About the roundness of the earth with shadows: When measuring the length of a shadow, you are also measuring the angle between the ground and a line towards the light source. If you do this in multiple places, you get multiple lines towards that light source and can calculate how far away they intersect.

But there is one assumption you have to make, and that is that the ground at those different locations is in one plane. If you do this with the sun and two measurements, you get something in the “a couple thousand miles” range. But if you then measure how parallel the run’s rays are at one point, you won’t get the result you’d expect if the sun was that close. And if you do the shadow angle measurements at more than two points, the lines won’t intersect at one point anymore.

But if you change your assumption of a level ground to be part of the surface of a sphere, et voila, all the measurements suddenly line up perfectly.

Moon is reflective: There’s not much to measure here, this one is just an observation. Once you have a telescope that is good enough to see that the dark part of the moon is still there (and doesn’t get eaten by some sky snake), you can figure out that it’d be very unlikely for the moon’s surface to light up and go dark in such a weird way. And once your telescope gets even better, you will notice that the bright side of the moon isn’t uniformly lit. There are shadows up there, and they move around—just like shadows from a moving light source. And they point away from where we just calculated the sun should be.

In addition, when looking at how the lengths of shadows change over time at different locations on the moon, we can see that it cannot be flat either. Otherwise, those shadows would get longer and shorter by the same amounts. But they don’t. The closer they are to the dark side, the longer they are. And when the dark side is the other side (i.e. 14 days later), they point in the opposite direction. When there’s a full moon, the mountains in the centre have no shadow at all, but those at all sides have very long ones. etc.

Earth’s shadow: Someone else already answered that.

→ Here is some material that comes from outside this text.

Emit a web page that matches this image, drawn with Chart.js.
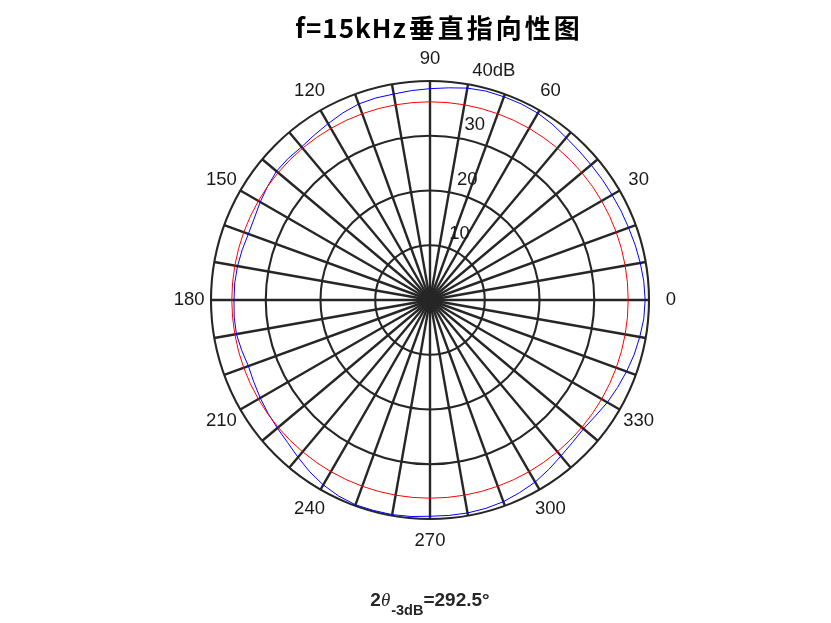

Curvature of space: You mean how heavy objects bend the space around them? The moon is a bit light to see that, but with modern telescopes, we can watch plenty of really heavy objects. And there we see this lensing effect. Around those objects is a ring where the stars are very dense, i.e. where what’s behind the object is visible around the object, all smooshed together. In some cases, it’s so extreme that we can see the same star at multiple locations, once directly and once where the light from it into another direction got bent towards us. However, the step from “light is attracted by gravity” to “mass bends spacetime” is quite big and complicated. Too big and complicated for me to explain it here.